Japanese pension funds will not make calls without prior guidance from their gatekeepers. Why? Legally speaking, they are considered non-professional investors and therefore need to formally appoint licensed asset management firms to manage their investments. GPIF was under the same obligation, though a regulatory change earlier this year gave it permission to invest legally in limited partnerships without a gatekeeper. One gatekeeper called GPIF’s case an exception, at least for now, in terms of the altered regulatory requirements.

Nevertheless, for its earliest real estate outlays, it is notable that Japan’s institutional giant has chosen to hire a gatekeeper anyway. Sources at PERE Tokyo say it will be years before GPIF builds its in-house team and investment expertise to work directly with managers.

Traditional gatekeepers in Japan do the following work: undertake due diligence processes on behalf of their investor; assist in manager selection; prepare presentations to get investment committee approvals; even monitor asset performance. At our event, PERE was told of cases where gatekeepers had contractually agreed a ‘right to vote’ on any investment for their employer.

Some are awarded more discretionary mandates, to choose managers and create customized portfolios. In these cases, they can have discretion to sell assets. Some may even reinvest proceeds.

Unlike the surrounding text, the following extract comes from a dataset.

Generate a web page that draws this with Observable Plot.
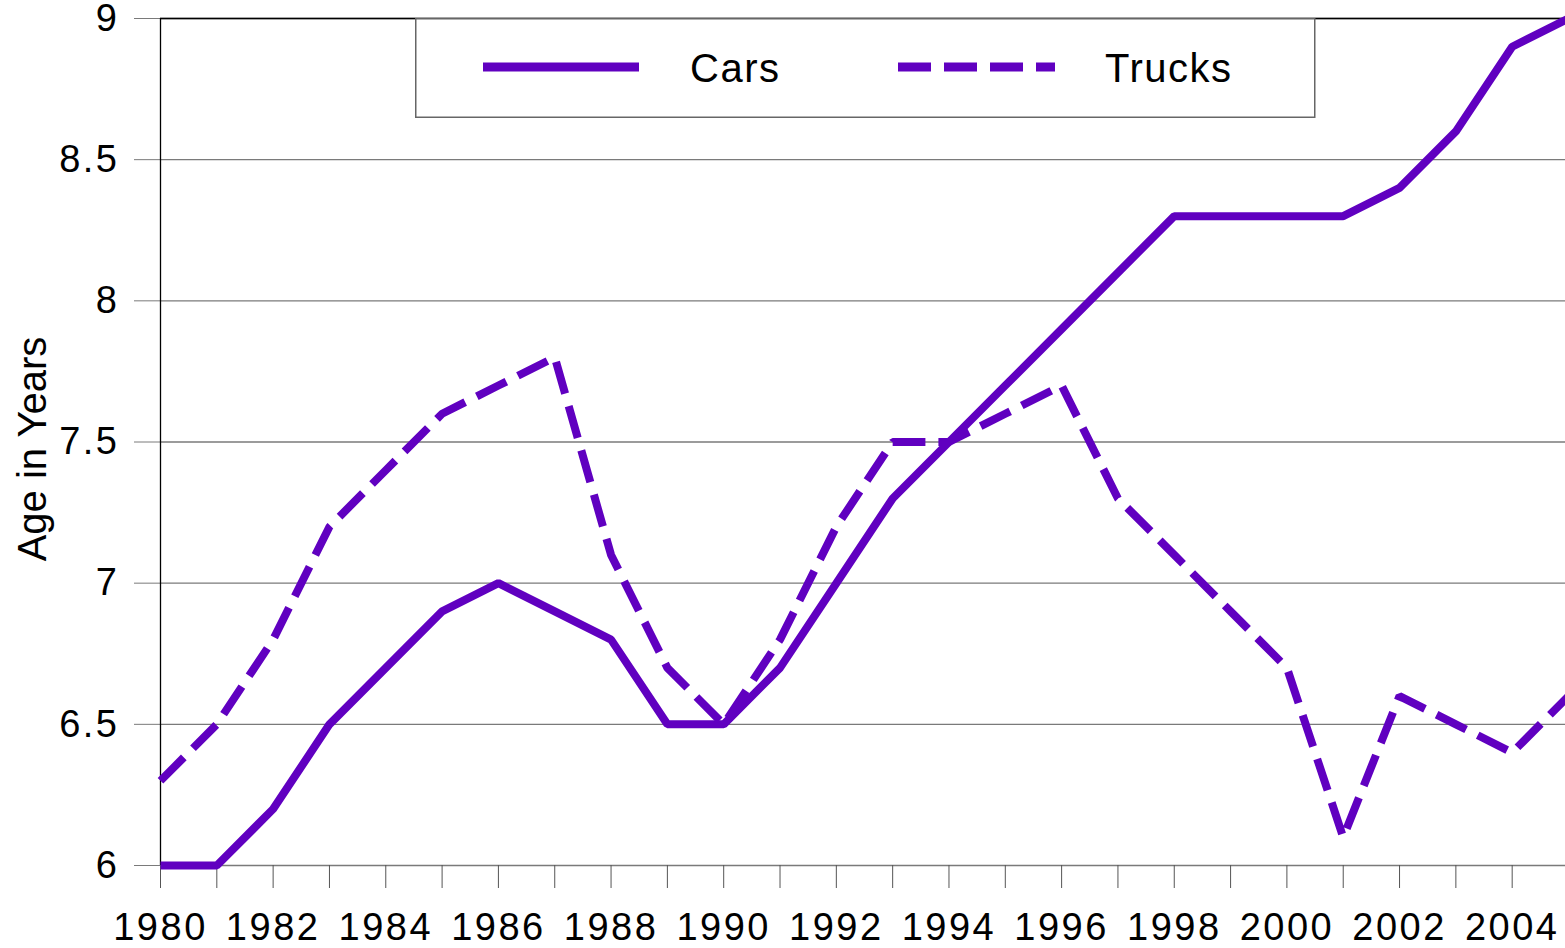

Western managers have long wanted to unlock Japan’s institutional coffers, given the volume of Japanese capital expected to be invested globally over the coming years. A report by global broker CBRE estimates indirect investment by Japanese institutional investors in overseas real estate will amount to approximately $14 billion over the next three years alone. The Japanese postal giant’s insurance arm Japan Post Insurance, as an example, is aiming to allocate 1.5 percent of its $700 billion in assets under management to alternative investments over the next three years. That is over $10 billion of capital waiting to be deployed.There is no arguing their relevance. Ultimately, however, their powers depend on the size of the investors they serve and the extent to which they want to devolve responsibilities to third parties. Some of the larger and more experienced investors, for instance, have chosen managers themselves before appointing gatekeepers to fulfil their legal obligations.

So there is little wonder why these managers have spent considerable time pondering how to engage the country’s investors once this appetite turns to action.

But those searching for clues from GPIF’s appointment of CBRE GIP might be focusing on the wrong appointment. Understanding how to work with Asset Management One, and other gatekeepers like it, would be time better spent.